* BEGIN Stored data *

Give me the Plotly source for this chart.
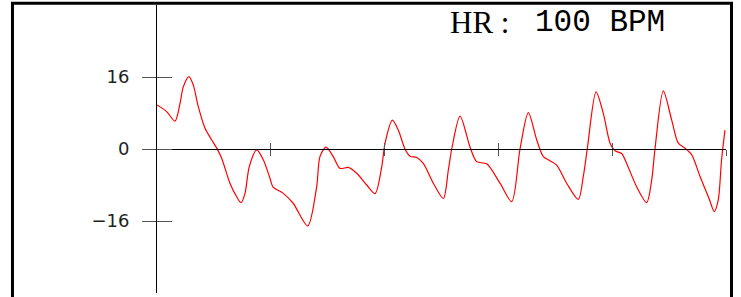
import plotly.graph_objects as go

# ECG-like waveform values
t_values = [0.00, 0.085, 0.158, 0.202, 0.231, 0.281, 0.319, 0.363, 0.422, 0.481,
            0.525, 0.569, 0.641, 0.700, 0.738, 0.773, 0.811, 0.876, 0.934, 0.993,
            1.019, 1.107, 1.195, 1.324, 1.403, 1.432, 1.485, 1.549, 1.608, 1.681,
            1.755, 1.843, 1.916, 1.975, 2.004, 2.068, 2.120, 2.179, 2.223, 2.282,
            2.340, 2.428, 2.516, 2.560, 2.590, 2.663, 2.750, 2.809, 2.897, 3.014,
            3.117, 3.190, 3.263, 3.337, 3.395, 3.453, 3.512, 3.600, 3.702, 3.746,
            3.781, 3.858, 3.922, 3.981, 4.025, 4.083, 4.127, 4.215, 4.303, 4.347,
            4.376, 4.449, 4.523, 4.581, 4.640, 4.699, 4.772, 4.851, 4.897, 4.932,
            4.961, 4.991]
signal = [9.8, 8.3, 6.2, 10.1, 13.8, 16.1, 14.2, 9.4, 4.6, 2.0,
          0.2, -2.1, -7.6, -10.6, -11.9, -9.9, -3.9, -0.2, -2.4, -6.5,
          -8.4, -9.8, -12.0, -17.1, -8.4, -1.7, 0.4, -1.7, -4.3, -4.1,
          -5.4, -8.0, -9.9, -3.9, 1.3, 6.4, 4.2, 0.0, -1.6, -1.9,
          -3.2, -7.6, -11.0, -4.7, 0.0, 7.3, 0.5, -2.8, -3.3, -7.6,
          -11.7, 0.0, 8.1, 2.0, -1.7, -2.6, -3.6, -7.6, -11.2, -6.1,
          0.0, 12.7, 7.9, 1.3, -0.4, -1.0, -3.2, -8.4, -11.9, -6.9,
          0.0, 12.9, 6.4, 1.3, 0.2, -1.3, -6.1, -11.0, -13.9, -11.3,
          -2.4, 4.2]

y_tick_vals = [-16, 0, 16]
y_tick_text = ["\u221216", "0", "16"]
x_tick_vals = [1, 2, 3, 4, 5]
title_left = "HR :"
title_right = "100 BPM"

fig = go.Figure()
fig.add_trace(go.Scatter(
    x=t_values, y=signal, mode="lines",
    line=dict(color="#ff0000", width=1.2, shape="spline", smoothing=0.8),
    hoverinfo="skip", showlegend=False,
))
# overlay trace to activate secondary axes (inside tick halves)
fig.add_trace(go.Scatter(x=[0], y=[0], xaxis="x2", yaxis="y2", mode="markers",
                         marker=dict(opacity=0), showlegend=False, hoverinfo="skip"))

tick_col = "#555555"
fig.update_layout(
    width=741, height=297,
    margin=dict(l=157, r=15, t=5, b=4),
    paper_bgcolor="white", plot_bgcolor="white",
    xaxis=dict(range=[0, 5], anchor="free", position=0.5,
               showline=True, linecolor="black", linewidth=1,
               tickvals=x_tick_vals, ticks="outside", ticklen=6, tickcolor=tick_col,
               tickwidth=1, showticklabels=False, showgrid=False, zeroline=False),
    xaxis2=dict(range=[0, 5], matches="x", overlaying="x", anchor="free", position=0.5,
                tickvals=x_tick_vals, ticks="inside", ticklen=6, tickcolor=tick_col,
                tickwidth=1, showticklabels=False, showgrid=False, zeroline=False,
                showline=False),
    yaxis=dict(range=[-32, 32], showline=True, linecolor="black", linewidth=1,
               tickvals=y_tick_vals, ticktext=y_tick_text, ticks="outside", ticklen=14,
               tickcolor=tick_col, tickwidth=1, ticklabelstandoff=9,
               tickfont=dict(family="DejaVu Sans", size=18, color="#222222"),
               showgrid=False, zeroline=False),
    yaxis2=dict(range=[-32, 32], matches="y", overlaying="y", anchor="x",
                tickvals=y_tick_vals, ticks="inside", ticklen=15, tickcolor=tick_col,
                tickwidth=1, showticklabels=False, showgrid=False, zeroline=False,
                showline=False),
    shapes=[dict(type="rect", xref="paper", yref="paper",
                 x0=-0.2540, x1=1.0097, y0=-0.2, y1=1.0058,
                 line=dict(color="black", width=3), fillcolor="rgba(0,0,0,0)",
                 layer="above")],
    annotations=[
        dict(text=title_left, xref="paper", yref="paper", x=0.5114, y=0.94,
             xanchor="left", yanchor="middle", showarrow=False,
             font=dict(family="Liberation Serif, Times New Roman, serif", size=31, color="black")),
        dict(text=title_right, xref="paper", yref="paper", x=0.6610, y=0.94,
             xanchor="left", yanchor="middle", showarrow=False,
             font=dict(family="Courier New, Liberation Mono, monospace", size=31, color="black")),
    ],
)

fig.write_html("out.html",
               config={"displayModeBar": False, "staticPlot": True},
               post_script="document.body.style.margin='0';document.body.style.overflow='hidden';")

* END Stored data *

From the first line of the listing above, repeat every line through the one holding "import plotly.graph_objects as go". Both ends count, and pictures stay out.

Give me the Plotly source for this chart.
import plotly.graph_objects as go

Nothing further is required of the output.